This is a photo of my grandfather, Heinrich F., at the beginning of the 1930s.
My grandfather was already in his golden years. I met him only a few times, because Dunajska Streda, to which Nyarasd belonged, was taken over by Hungary during the war. My grandfather, like his children, was completely modern, including his observance of religious customs. The family observed mainly the holidays. During holidays they would visit the synagogue in Dunajska Streda. My grandfather didn't survive the war.
I remember Nyarasd really only foggily. The last time I was there I was 3 years old, on the occasion of some relative's birthday. The village roads were dusty. My grandfather's house stood on this bit of higher ground. On one occasion, I don't even remember which, my parents left me with my grandfather for a few days, so that I could improve my Hungarian. Beside my grandfather's place stood the house of the local reeve, who had a son that was older than I. There was an apple tree in the yard, and he often said to me that when an apple fell, I should call him. And I would yell out: "Jánoska, lepotyant az óma." [in Hungarian dialect: Janoska, an apple fell. - Editor's note]. That I remember. He'd come over and we'd eat the apple together.

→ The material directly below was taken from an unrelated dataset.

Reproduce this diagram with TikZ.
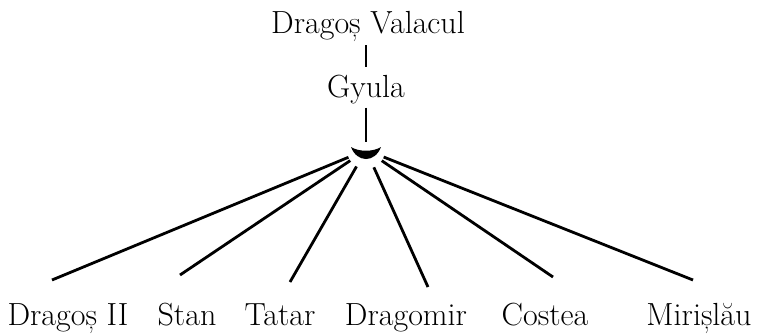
\documentclass[tikz,border=0pt]{standalone}
\usepackage{fontspec}

\begin{document}
\begin{tikzpicture}[x=1pt, y=-1pt, font=\fontsize{32}{36}\selectfont\addfontfeature{FakeBold=1.6},
	person/.style={inner sep=0pt, anchor=base},
	link/.style={line width=2.8pt}]
	\useasboundingbox (0,0) rectangle (758,333);
	% ancestors
	\node [person] (valacul) at (368,33) {Dragoș Valacul};
	\node [person] (gyula) at (366,97) {Gyula};
	\coordinate (hub) at (366,150);
	\draw [link, shorten <=4pt, shorten >=7pt] (valacul.south -| gyula.north) -- (gyula.north);
	\draw [link, shorten <=4pt, shorten >=8pt] (gyula.south) -- (hub);
	% marriage sign
	\fill (hub) ++(-15,-3) .. controls +(8,5) and +(-8,5) .. ++(30,0)
		.. controls +(-6,16) and +(6,16) .. ++(-30,0) -- cycle;
	% sons
	\node [person] (dragos) at (68,325) {Dragoș II};
	\node [person] (stan) at (187,325) {Stan};
	\node [person] (tatar) at (280,325) {Tatar};
	\node [person] (dragomir) at (406,325) {Dragomir};
	\node [person] (costea) at (545,325) {Costea};
	\node [person] (mirislau) at (699,325) {Mirișlău};
	\coordinate (e1) at (52,280);
	\coordinate (e2) at (180,275);
	\coordinate (e3) at (290,282);
	\coordinate (e4) at (428,287);
	\coordinate (e5) at (553,277);
	\coordinate (e6) at (693,280);
	\foreach \i in {1,...,6}
		\draw [link, shorten <=19pt] (hub) -- (e\i);
\end{tikzpicture}
\end{document}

My grandfather lived in a typical village house that had a front hall and part of the courtyard was roofed over. They didn't have running water, but drew it from a well in the yard. In the front part of the house there was a store with various goods. You entered the store through the kitchen. Behind the kitchen there were two rooms, and in the back there was a stable. There was a small garden behind the house, and they also raised animals, but I don't remember anymore which ones. After the territorial division, when Nyarasd fell to Hungary, I never met my grandfather again. He most likely died on the way to a concentration camp.